Feature flags are a useful tool to conduct A/B experiments and to roll out changes in a controlled way. To make sure that their use does not end up disappointing users when a change causes a crash or degrades the user experience, Lyft created Safe Mode, specifically aimed at preventing crash loops on launch.
When a crash on launch was introduced by turning on a feature flag or changing other remote configurations, we usually had to ship a hotfix to get users out of infinite crash loops since we had no way of pushing configuration updates to the app when it was crashing so early in its lifecycle.
Key to Safe Mode implementation is Bugsnag, a platform aimed at monitoring app stability that provides specific support to manage feature flags and A/B experiments. In particular, Bugsnag allows developers to declare a list of used feature flags, which is sent over along with a crash report. Bugsnag is also able to identify crashed on launch by providing an API to mark launch-time events.
Lyft starts Bugsnag very early in the app lifecycle, right in its main
function, and configures it so it considers an app launch to be completed when applicationDidFinishLaunching
returns on iOS and once the main screen is displayed on Android.

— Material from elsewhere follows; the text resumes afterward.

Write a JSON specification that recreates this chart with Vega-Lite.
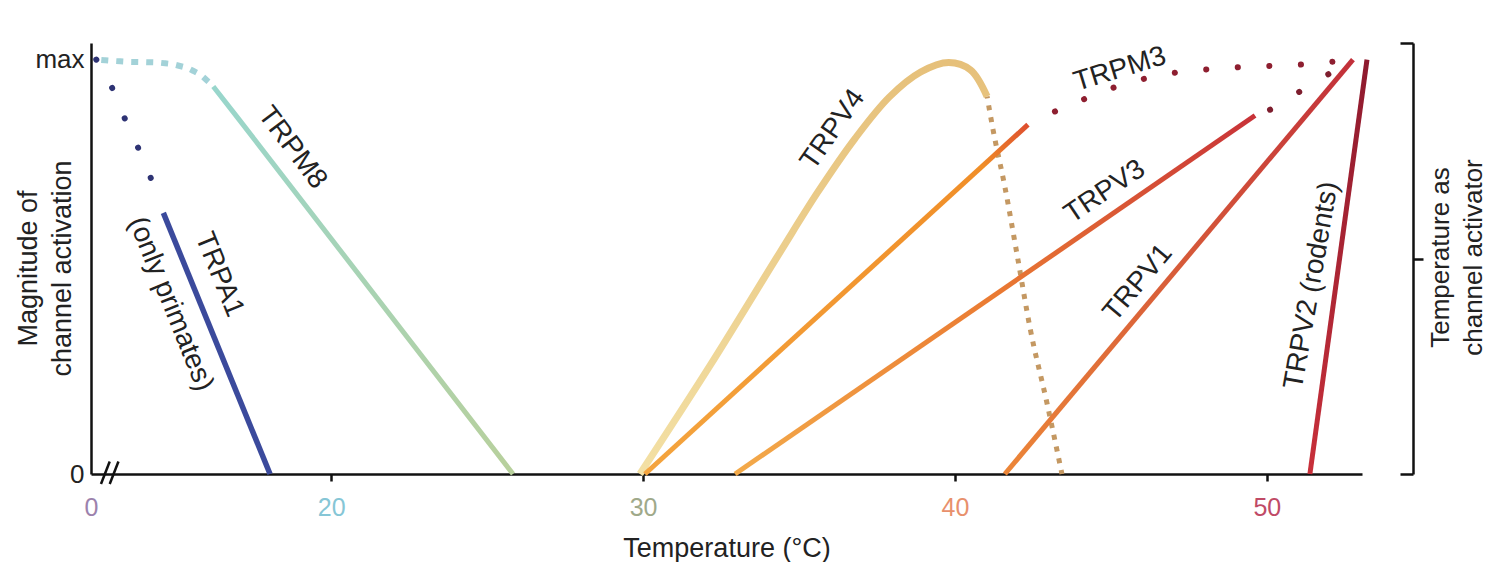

Safe Mode is also started in main
, right after Bugsnag is initialized, and queries the latter to see if the previous session crashed before the app fully launched. In this case, it logs a safe_mode_engaged
analytic event and enters a shadow state where it first detects which feature flags were consumed in the previous session and then locks their configurations to local default values.
This effectively puts the potentially problematic features/codepaths into their default “safe” state and allows the user to use the app as they normally would (albeit with some functionality disabled).
Once an app has launched successfully after a crash, it refreshes its feature flags to give them another chance on the next launch. If the crashing feature has not been fixed before that moment, the app will crash and engage safe mode again.
A Grafana dashboard is fed with all crash-related events so engineers can easily detect a spike and take action quickly. Additionally, Lyft engineers also made sure that Safe Mode would not be itself the cause of instability. So, before rolling it out, they set up a specific feature flag that intentionally triggered a crash on launch to test the whole approach in internal, alpha versions of the app.
According to Lyft, Safe Mode has proved effective in reducing pain points with feature flags. They plan to extend it to include handling app hangs, which usually do not cause an app crash and are trickier to detect; to be more effective in determining which specific feature flag caused a crash and to avoid disabling all of them; and to automatically disable feature flags that provoked too many crashes.